The 1980s were actually a struggle for survival. The economic conditions prevalent in Poland back then didn’t allow us to employ more than... two people. The official quota of plastic, a whopping 25 kg, would arrive once a quarter. Once, we got only 12.5 kg. Half a bag! At that time, my Mum would make all the mistakes you could possibly make, because she trusted people. Once, for example, she bought plastic from a neighbouring plant (there were a dozen of them nearby, set up in garages and outbuildings) and it turned out not to be the kind she had ordered. I took it with a wheelbarrow to the guy who’d sold it to her, and he goes: “You bought it how you saw it!”. It was like that back then.

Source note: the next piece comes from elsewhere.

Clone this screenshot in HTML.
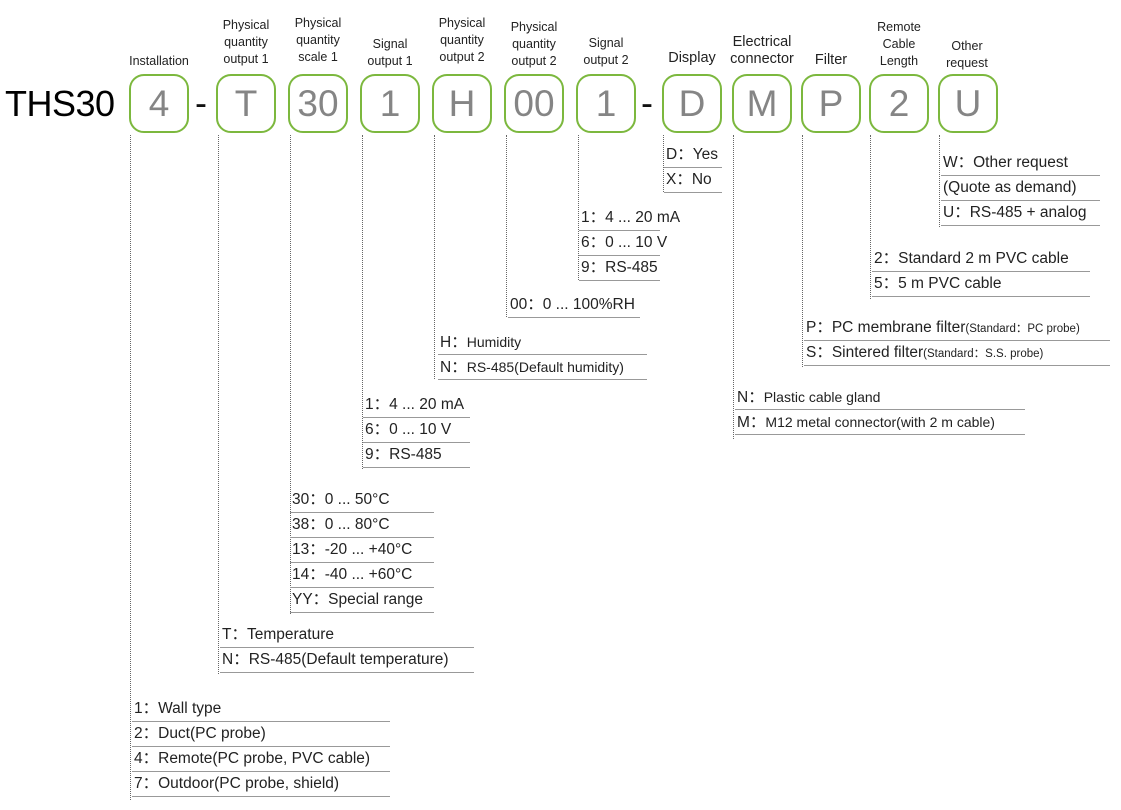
<!DOCTYPE html>
<html><head><meta charset="utf-8">
<style>
body{margin:0;width:1121px;height:810px;background:#fff;position:relative;overflow:hidden;font-family:"Liberation Sans","Noto Sans CJK SC",sans-serif;color:#222}
.box{position:absolute;top:74px;width:56px;height:55px;border:2.5px solid #7cb83e;border-radius:15px;text-align:center;line-height:55px;font-size:37px;color:#858585}
.hd{position:absolute;font-size:12.5px;line-height:17px;text-align:center;color:#222;width:90px}
.dash{position:absolute;font-size:36px;top:82px;color:#111}
.v{position:absolute;width:0;border-left:1.5px dotted #666;top:135px}
.l{position:absolute;font-size:15.5px;white-space:nowrap}
.l div{height:24px;line-height:24px;border-bottom:1px solid #999;padding-left:2px}
.s{font-size:14px}
.xs{font-size:11.5px}
</style></head><body>
<div style="position:absolute;left:5px;top:79px;font-size:36px;letter-spacing:-0.5px;line-height:50px;color:#000">THS30</div>

<div class="hd" style="left:114px;top:53px">Installation</div>
<div class="hd" style="left:201px;top:17px">Physical<br>quantity<br>output 1</div>
<div class="hd" style="left:273px;top:15px">Physical<br>quantity<br>scale 1</div>
<div class="hd" style="left:345px;top:36px">Signal<br>output 1</div>
<div class="hd" style="left:417px;top:15px">Physical<br>quantity<br>output 2</div>
<div class="hd" style="left:489px;top:19px">Physical<br>quantity<br>output 2</div>
<div class="hd" style="left:561px;top:35px">Signal<br>output 2</div>
<div class="hd" style="left:647px;top:50px;font-size:14.5px">Display</div>
<div class="hd" style="left:717px;top:34px;font-size:14.5px;line-height:17px">Electrical<br>connector</div>
<div class="hd" style="left:786px;top:52px;font-size:14.5px">Filter</div>
<div class="hd" style="left:854px;top:19px">Remote<br>Cable<br>Length</div>
<div class="hd" style="left:922px;top:38px">Other<br>request</div>

<div class="box" style="left:129px">4</div>
<div class="dash" style="left:195px">-</div>
<div class="box" style="left:216px">T</div>
<div class="box" style="left:288px">30</div>
<div class="box" style="left:360px">1</div>
<div class="box" style="left:432px">H</div>
<div class="box" style="left:504px">00</div>
<div class="box" style="left:576px">1</div>
<div class="dash" style="left:641px">-</div>
<div class="box" style="left:662px">D</div>
<div class="box" style="left:732px">M</div>
<div class="box" style="left:801px">P</div>
<div class="box" style="left:869px">2</div>
<div class="box" style="left:938px">U</div>

<div class="v" style="left:130px;height:665px"></div>
<div class="v" style="left:218px;height:539px"></div>
<div class="v" style="left:290px;height:479px"></div>
<div class="v" style="left:362px;height:334px"></div>
<div class="v" style="left:434px;height:244px"></div>
<div class="v" style="left:506px;height:182px"></div>
<div class="v" style="left:578px;height:145px"></div>
<div class="v" style="left:663px;height:57px"></div>
<div class="v" style="left:733px;height:304px"></div>
<div class="v" style="left:802px;height:232px"></div>
<div class="v" style="left:870px;height:164px"></div>
<div class="v" style="left:939px;height:92px"></div>

<div class="l" style="left:132px;top:697px;width:258px"><div>1：Wall type</div><div>2：Duct(PC probe)</div><div>4：Remote(PC probe, PVC cable)</div><div>7：Outdoor(PC probe, shield)</div></div>
<div class="l" style="left:220px;top:623px;width:254px"><div>T：Temperature</div><div>N：RS-485(Default temperature)</div></div>
<div class="l" style="left:290px;top:488px;width:144px"><div>30：0 ... 50°C</div><div>38：0 ... 80°C</div><div>13：-20 ... +40°C</div><div>14：-40 ... +60°C</div><div>YY：Special range</div></div>
<div class="l" style="left:363px;top:393px;width:107px"><div>1：4 ... 20 mA</div><div>6：0 ... 10 V</div><div>9：RS-485</div></div>
<div class="l" style="left:438px;top:330px;width:209px"><div>H：<span class="s">Humidity</span></div><div>N：<span class="s">RS-485(Default humidity)</span></div></div>
<div class="l" style="left:508px;top:293px;width:132px"><div>00：0 ... 100%RH</div></div>
<div class="l" style="left:579px;top:206px;width:81px"><div>1：4 ... 20 mA</div><div>6：0 ... 10 V</div><div>9：RS-485</div></div>
<div class="l" style="left:664px;top:143px;width:58px"><div>D：Yes</div><div>X：No</div></div>
<div class="l" style="left:735px;top:385px;width:290px"><div>N：<span class="s">Plastic cable gland</span></div><div>M：<span class="s">M12 metal connector(with 2 m cable)</span></div></div>
<div class="l" style="left:804px;top:316px;width:306px"><div>P：PC membrane filter<span class="xs">(Standard：PC probe)</span></div><div>S：Sintered filter<span class="xs">(Standard：S.S. probe)</span></div></div>
<div class="l" style="left:872px;top:247px;width:218px"><div>2：Standard 2 m PVC cable</div><div>5：5 m PVC cable</div></div>
<div class="l" style="left:941px;top:151px;width:159px"><div>W：Other request</div><div>(Quote as demand)</div><div>U：RS-485 + analog</div></div>
</body></html>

Interesting scene, I can picture you pushing the wheelbarrow with the plastic scrap you want to complain about.

That was a normal thing to do, I was a young lad. Mum was 45 or 50 at the time, was she supposed to be pushing that wheelbarrow? You throw the bag onto it and you’re off!

Today’s 30-year-olds won’t understand that reality, it was an era full of absurdities. It wasn’t until 1989 that certain paths became unblocked, and I quickly found the right one – precisely because we had always had an ease with foreign languages at home, with access to different content and materials from abroad. After the borders opened, I developed an interest in import. The wall plugs we started with required both plastic and metal. Back then, they were either not manufactured in Poland at all, or their quality was so poor that nobody wanted to use them any more by the early 1990s. That was the time when we, as a company, started to combine our manufacturing expertise in the field of plastics with the knowledge and skills allowing us to navigate the global market for fixings and fasteners, or more precisely, at that time: bolts and screws. This is where I come from: continuous learning and making the most of your opportunities.

I have another family-related question. You have told me that you would like to write some books once you retire, and the first one will definitely be about your older brother Przemysław.

Absolutely. In a nutshell, he’s a powerhouse of ideas, and inspired me greatly in my early years. He has made and spent hundreds of millions. He set up the first online shop in Poland, he was successful... but then he got bored.

Was he the driving force behind you?

He mainly pushed himself, while I learnt mostly smart, and sometimes less smart things as we went along. When it comes to education, my brother has a more technical background. When we started running the business together, he was better versed in legal, financial, tax, and accounting matters. Mum would take care of the HR. I was in charge of organising the people from management, sales and production; I’d develop the structure as well as the product and the technology. This mechanism of working together proved excellent in the first ten years. My brother helped me a lot in the preparations to take on the role of CEO, even before we converted the business into a joint-stock company in 1999 and floated on the stock exchange a few years later.